As the province stays adamant on its decision to move the Ontario Science Centre from Scarborough to Ontario Place, people who live nearby are rallying to keep it near neighbourhoods they say lack access to the city’s major institutions.
On Sunday, Scarborough Southwest NDP MPP Doly Begum organized a rally in Toronto’s east end, where dozens showed up in the rain to call on the provincial government to reverse its decision to move the science centre.
Begum’s electoral district is right next to the Don Mills neighbourhood where the centre is located.
Begum said the government’s plan to move the science centre will make it harder for people in Scarborough to access the educational institution. She says the government isn’t listening to the people.
“What I’m hearing from across the city, from across the province, people are not happy with this decision,” she said.
“Do we have a lot of places like the Science Centre to go to? No,” she said. “When we have something good, something so precious, like the science centre, why is the government deciding to close it?”
Premier Doug Ford’s government plans to move the science centre from its current location to Ontario Place in downtown Toronto. The new location would be next to a planned spa being built by Austrian company Therme, an expanded Live Nation concert venue, as well as new public space and beaches. Under those plans, the science centre building won’t open up until 2028.
CBC News reached out to the Ontario Ministry of Infrastructure for comment Sunday, but did not hear back before publication.
Zahireen Tarefdar, who grew up near the science centre, told the crowd Sunday that children who live outside the city’s downtown will be the ones who lose out if the centre moves. Growing up in a low-income neighbourhood, she said, the science centre offered her and other kids in the area educational opportunities they wouldn’t have had otherwise.
“The children across Scarborough deserve better.”
MPP Begum called on the government to put money toward repairing the old location instead of moving it.
The premier said in July that repairing the building would be “foolish,” calling it a “total mess from top to bottom.”
Architect says repairs possible, move unnecessary
The government abruptly shut down the science centre in June, following an engineering report that found parts of the roof were in critical condition and could collapse under heavy precipitation.
The findings in that report have been contested by the architectural firm that designed the building, which opened in 1969.
Brian Rudy of Moriyama Teshima Architects expressed those opinions at Sunday’s rally.
“We could go in there tomorrow and fix the areas of the roof that are supposedly problematic and have people back in that building within a week,” he said.
The government has said that would be too costly, and the move would save the province $250 million.
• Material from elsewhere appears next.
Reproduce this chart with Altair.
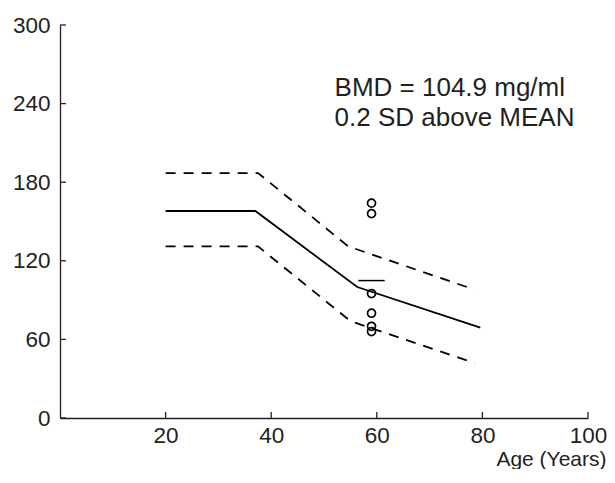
import altair as alt
import pandas as pd

# Reference curve (mean) and +/- SD curves, BMD (mg/ml) vs age (years)
mean_age = [20, 37, 56.3, 79.6]
mean_bmd = [158, 158, 100, 69]
upper_age = [20, 37.5, 54.6, 78.5]
upper_bmd = [187, 187, 131, 98]
lower_age = [20, 37.5, 55.0, 78.5]
lower_bmd = [131, 131, 74, 42]

# Measured points
patient_age = [59, 59, 59, 59, 59, 59]
patient_bmd = [164, 156, 95, 80, 70, 66]

# Patient BMD marker
bar_age = [56.5, 61.5]
bar_bmd = 104.9

x_ticks = [20, 40, 60, 80, 100]
y_ticks = [0, 60, 120, 180, 240, 300]

annot_text = ["BMD = 104.9 mg/ml", "0.2 SD above MEAN"]
annot_age = [52, 52]
annot_bmd = [252, 229]

FONT = "Liberation Sans"
INK = "#231f20"
W, H = 528, 393

xs = alt.Scale(domain=[0, 100], nice=False, zero=False)
ys = alt.Scale(domain=[0, 300], nice=False, zero=False)

mean_df = pd.DataFrame({"age": mean_age, "bmd": mean_bmd})
up_df = pd.DataFrame({"age": upper_age, "bmd": upper_bmd})
lo_df = pd.DataFrame({"age": lower_age, "bmd": lower_bmd})
pt_df = pd.DataFrame({"age": patient_age, "bmd": patient_bmd})
bar_df = pd.DataFrame({"age": [bar_age[0]], "age2": [bar_age[1]], "bmd": [bar_bmd]})
xt_df = pd.DataFrame({"age": x_ticks})
yt_df = pd.DataFrame({"bmd": y_ticks})
an_df = pd.DataFrame({"t": annot_text, "age": annot_age, "bmd": annot_bmd})

common = dict(ticks=False, grid=False, labelFont=FONT, labelFontSize=22.5,
              labelColor=INK, domainColor=INK, domainWidth=1.3,
              labelFlush=False, labelOverlap=False)
x_axis = alt.Axis(values=x_ticks, title="Age (Years)", labelPadding=6,
                  titleX=546, titleY=47, titleAlign="right",
                  titleBaseline="alphabetic", titleFontSize=21, titleFontWeight="normal",
                  titleFont=FONT, titleColor=INK, **common)
y_axis = alt.Axis(values=y_ticks, title=None, labelPadding=10, **common)

X = alt.X("age:Q", scale=xs, axis=x_axis)
Y = alt.Y("bmd:Q", scale=ys, axis=y_axis)

mean_line = alt.Chart(mean_df).mark_line(color="black", strokeWidth=1.8).encode(x=X, y=Y)
up_line = alt.Chart(up_df).mark_line(color="black", strokeWidth=1.8,
                                     strokeDash=[10, 8]).encode(x=X, y=Y)
lo_line = alt.Chart(lo_df).mark_line(color="black", strokeWidth=1.8,
                                     strokeDash=[10, 8]).encode(x=X, y=Y)
points = alt.Chart(pt_df).mark_point(shape="circle", filled=False, color="black",
                                     size=64, strokeWidth=1.7, opacity=1).encode(x=X, y=Y)
bar = alt.Chart(bar_df).mark_rule(color="black", strokeWidth=1.5).encode(
    x=X, x2="age2:Q", y=Y)
xt = alt.Chart(xt_df).mark_rule(color=INK, strokeWidth=1.3).encode(
    x=X, y=alt.value(H), y2=alt.value(H - 6))
yt = alt.Chart(yt_df).mark_rule(color=INK, strokeWidth=1.3).encode(
    y=Y, x=alt.value(0), x2=alt.value(6))
annot = alt.Chart(an_df).mark_text(align="left", baseline="middle", font=FONT,
                                   fontSize=26, color=INK).encode(x=X, y=Y, text="t:N")

chart = alt.layer(mean_line, up_line, lo_line, points, bar, xt, yt, annot).properties(
    width=W, height=H,
    background="white",
    autosize=alt.AutoSizeParams(type="none"),
    padding={"left": 52, "top": 17, "right": 19, "bottom": 51},
).configure_view(stroke=None)

chart.save("out.html", embed_options={"renderer": "svg", "actions": False})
Rudy told the crowd Sunday the move is political, and is being used to justify private development at Ontario Place.
A business case released last year by the government found that the current building is facing $369 million in deferred and critical maintenance needs over the next 20 years.
Years of government underfunding have led the building to fall into disrepair, the province’s attorney general said in a 2023 report.
The auditor general’s report also found the government made its decision to move the centre to Toronto’s waterfront with “preliminary and incomplete cost information” and failed to consult key stakeholders.